**Records for the task:**
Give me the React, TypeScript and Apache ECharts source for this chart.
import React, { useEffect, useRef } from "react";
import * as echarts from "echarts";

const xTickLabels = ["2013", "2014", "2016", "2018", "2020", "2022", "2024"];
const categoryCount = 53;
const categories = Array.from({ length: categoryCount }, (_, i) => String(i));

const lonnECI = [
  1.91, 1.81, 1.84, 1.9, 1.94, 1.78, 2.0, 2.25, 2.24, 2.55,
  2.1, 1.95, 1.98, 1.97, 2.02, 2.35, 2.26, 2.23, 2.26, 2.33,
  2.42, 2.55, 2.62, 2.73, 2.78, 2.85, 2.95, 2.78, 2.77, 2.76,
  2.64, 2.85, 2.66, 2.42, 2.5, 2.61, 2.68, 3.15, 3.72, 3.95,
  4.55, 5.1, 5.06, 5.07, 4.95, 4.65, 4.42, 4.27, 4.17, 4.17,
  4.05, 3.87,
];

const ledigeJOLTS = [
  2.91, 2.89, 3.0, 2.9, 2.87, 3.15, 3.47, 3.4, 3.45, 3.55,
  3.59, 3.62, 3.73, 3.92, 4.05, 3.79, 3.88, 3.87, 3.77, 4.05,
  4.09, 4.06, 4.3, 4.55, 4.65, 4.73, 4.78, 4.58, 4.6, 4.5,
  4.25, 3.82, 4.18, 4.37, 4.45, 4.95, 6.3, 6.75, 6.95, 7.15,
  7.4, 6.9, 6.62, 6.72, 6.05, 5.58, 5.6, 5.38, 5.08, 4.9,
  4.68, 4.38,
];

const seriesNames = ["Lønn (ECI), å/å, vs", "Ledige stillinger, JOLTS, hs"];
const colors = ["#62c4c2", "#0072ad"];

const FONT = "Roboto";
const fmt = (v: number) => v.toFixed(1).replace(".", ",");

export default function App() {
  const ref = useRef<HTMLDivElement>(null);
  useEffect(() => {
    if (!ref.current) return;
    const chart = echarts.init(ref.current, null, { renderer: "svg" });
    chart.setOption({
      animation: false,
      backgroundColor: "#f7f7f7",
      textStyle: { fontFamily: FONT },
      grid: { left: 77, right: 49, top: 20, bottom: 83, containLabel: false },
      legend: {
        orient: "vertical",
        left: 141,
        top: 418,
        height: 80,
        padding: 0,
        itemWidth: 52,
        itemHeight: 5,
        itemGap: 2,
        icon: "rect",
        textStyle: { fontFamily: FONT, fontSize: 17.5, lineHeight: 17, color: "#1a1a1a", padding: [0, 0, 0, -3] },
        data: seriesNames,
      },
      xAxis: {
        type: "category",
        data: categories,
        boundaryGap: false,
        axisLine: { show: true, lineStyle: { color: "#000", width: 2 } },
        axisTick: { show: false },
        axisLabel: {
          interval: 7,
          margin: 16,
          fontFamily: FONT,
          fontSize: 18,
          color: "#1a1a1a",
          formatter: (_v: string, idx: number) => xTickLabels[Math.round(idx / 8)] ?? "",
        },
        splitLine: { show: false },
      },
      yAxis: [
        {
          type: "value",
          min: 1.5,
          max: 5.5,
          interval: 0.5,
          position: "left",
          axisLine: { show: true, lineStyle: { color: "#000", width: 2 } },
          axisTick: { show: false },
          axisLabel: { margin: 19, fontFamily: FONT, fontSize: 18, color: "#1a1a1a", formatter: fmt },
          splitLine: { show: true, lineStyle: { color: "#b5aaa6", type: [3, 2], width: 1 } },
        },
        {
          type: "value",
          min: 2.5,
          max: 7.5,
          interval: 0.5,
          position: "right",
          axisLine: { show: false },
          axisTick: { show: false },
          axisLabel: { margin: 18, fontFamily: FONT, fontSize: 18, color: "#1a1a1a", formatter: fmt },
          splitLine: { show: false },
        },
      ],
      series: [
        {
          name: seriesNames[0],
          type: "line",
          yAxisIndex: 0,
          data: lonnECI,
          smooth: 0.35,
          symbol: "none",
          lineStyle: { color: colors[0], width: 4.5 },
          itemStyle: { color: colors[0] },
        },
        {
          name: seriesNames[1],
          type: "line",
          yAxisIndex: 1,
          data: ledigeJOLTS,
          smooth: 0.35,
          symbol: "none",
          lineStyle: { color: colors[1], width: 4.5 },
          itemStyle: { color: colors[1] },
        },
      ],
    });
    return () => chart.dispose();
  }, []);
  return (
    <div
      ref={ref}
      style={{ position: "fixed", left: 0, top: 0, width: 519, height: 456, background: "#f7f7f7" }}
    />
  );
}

==

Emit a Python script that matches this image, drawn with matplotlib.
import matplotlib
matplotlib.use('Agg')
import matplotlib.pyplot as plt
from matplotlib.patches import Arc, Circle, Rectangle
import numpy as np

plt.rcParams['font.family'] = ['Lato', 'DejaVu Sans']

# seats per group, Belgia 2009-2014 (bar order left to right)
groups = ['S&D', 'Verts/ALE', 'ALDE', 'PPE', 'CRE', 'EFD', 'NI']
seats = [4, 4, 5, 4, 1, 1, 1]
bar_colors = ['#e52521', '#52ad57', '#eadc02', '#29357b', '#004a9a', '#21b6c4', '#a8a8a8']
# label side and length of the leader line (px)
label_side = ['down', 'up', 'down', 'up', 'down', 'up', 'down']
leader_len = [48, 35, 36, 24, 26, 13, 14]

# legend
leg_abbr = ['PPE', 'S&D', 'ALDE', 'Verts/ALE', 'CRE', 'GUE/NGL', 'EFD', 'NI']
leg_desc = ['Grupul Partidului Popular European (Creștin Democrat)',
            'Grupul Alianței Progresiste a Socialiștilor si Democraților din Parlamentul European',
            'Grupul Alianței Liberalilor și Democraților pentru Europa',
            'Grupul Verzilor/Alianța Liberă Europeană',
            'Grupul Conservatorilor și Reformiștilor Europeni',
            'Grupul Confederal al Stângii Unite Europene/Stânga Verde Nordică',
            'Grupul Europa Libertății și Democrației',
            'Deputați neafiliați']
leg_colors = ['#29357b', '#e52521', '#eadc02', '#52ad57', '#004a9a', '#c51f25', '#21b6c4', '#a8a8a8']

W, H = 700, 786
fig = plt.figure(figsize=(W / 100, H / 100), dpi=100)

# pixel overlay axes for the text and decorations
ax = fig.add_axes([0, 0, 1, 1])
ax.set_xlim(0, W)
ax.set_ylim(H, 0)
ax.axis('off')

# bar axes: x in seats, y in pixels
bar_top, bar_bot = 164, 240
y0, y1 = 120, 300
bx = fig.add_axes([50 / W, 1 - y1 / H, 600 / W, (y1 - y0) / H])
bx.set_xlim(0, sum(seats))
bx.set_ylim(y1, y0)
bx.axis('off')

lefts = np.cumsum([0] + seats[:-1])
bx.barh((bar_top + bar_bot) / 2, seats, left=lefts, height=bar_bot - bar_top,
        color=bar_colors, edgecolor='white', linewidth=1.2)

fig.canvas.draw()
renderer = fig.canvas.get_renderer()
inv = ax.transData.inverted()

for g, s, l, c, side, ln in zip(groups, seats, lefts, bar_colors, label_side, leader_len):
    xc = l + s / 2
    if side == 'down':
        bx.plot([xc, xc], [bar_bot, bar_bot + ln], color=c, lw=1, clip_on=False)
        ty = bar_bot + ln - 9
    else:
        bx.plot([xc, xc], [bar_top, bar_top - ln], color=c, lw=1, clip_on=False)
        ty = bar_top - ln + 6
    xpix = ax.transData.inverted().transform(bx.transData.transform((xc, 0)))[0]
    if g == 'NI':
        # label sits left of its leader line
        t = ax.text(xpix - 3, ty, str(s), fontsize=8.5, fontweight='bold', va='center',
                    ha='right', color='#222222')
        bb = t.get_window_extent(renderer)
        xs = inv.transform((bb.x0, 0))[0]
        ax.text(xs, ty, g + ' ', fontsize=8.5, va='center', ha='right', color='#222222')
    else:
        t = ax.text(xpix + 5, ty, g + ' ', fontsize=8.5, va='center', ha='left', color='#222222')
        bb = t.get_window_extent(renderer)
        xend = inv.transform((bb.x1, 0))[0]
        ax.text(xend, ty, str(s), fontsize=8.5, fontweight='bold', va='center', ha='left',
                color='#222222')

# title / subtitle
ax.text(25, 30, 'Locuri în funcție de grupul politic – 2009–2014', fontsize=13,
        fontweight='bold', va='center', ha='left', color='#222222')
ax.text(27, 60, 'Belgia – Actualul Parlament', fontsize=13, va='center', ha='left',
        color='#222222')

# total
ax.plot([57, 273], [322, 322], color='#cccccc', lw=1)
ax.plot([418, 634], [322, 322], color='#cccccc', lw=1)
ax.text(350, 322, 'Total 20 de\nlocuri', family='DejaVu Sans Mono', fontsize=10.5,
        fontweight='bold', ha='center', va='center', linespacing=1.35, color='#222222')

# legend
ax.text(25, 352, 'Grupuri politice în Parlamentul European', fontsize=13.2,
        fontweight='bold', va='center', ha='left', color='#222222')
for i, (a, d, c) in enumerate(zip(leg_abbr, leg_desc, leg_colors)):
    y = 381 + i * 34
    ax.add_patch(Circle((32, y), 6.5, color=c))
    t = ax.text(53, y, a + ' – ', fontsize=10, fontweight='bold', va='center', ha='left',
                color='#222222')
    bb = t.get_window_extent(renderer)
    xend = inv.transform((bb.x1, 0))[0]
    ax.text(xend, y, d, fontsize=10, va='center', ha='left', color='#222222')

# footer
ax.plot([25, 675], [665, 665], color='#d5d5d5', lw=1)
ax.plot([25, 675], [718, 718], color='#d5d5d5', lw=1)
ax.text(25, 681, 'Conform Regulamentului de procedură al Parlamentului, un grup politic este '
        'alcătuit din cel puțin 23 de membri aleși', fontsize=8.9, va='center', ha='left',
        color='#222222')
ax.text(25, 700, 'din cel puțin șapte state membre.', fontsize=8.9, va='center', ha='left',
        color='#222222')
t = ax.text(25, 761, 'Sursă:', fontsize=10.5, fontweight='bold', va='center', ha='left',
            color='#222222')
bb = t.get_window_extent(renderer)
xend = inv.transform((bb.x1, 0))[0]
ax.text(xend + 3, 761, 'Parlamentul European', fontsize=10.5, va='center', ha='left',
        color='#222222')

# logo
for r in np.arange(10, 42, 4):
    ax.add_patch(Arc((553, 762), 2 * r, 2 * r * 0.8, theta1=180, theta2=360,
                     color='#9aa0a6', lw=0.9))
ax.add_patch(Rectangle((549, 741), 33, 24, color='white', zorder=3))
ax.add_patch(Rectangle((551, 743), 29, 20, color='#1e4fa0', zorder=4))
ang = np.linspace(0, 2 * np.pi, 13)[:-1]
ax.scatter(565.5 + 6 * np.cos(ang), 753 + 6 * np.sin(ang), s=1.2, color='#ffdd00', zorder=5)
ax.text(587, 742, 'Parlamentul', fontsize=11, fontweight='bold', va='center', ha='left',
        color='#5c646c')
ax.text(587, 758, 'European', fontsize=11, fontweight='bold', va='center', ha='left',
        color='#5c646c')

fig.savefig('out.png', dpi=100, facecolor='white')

**Given task:** Above are the records. Print exactly, and only, the lines from the line with "Give me the" to the line with "import * as", both inclusive.

**In response:**
Give me the React, TypeScript and Apache ECharts source for this chart.
import React, { useEffect, useRef } from "react";
import * as echarts from "echarts";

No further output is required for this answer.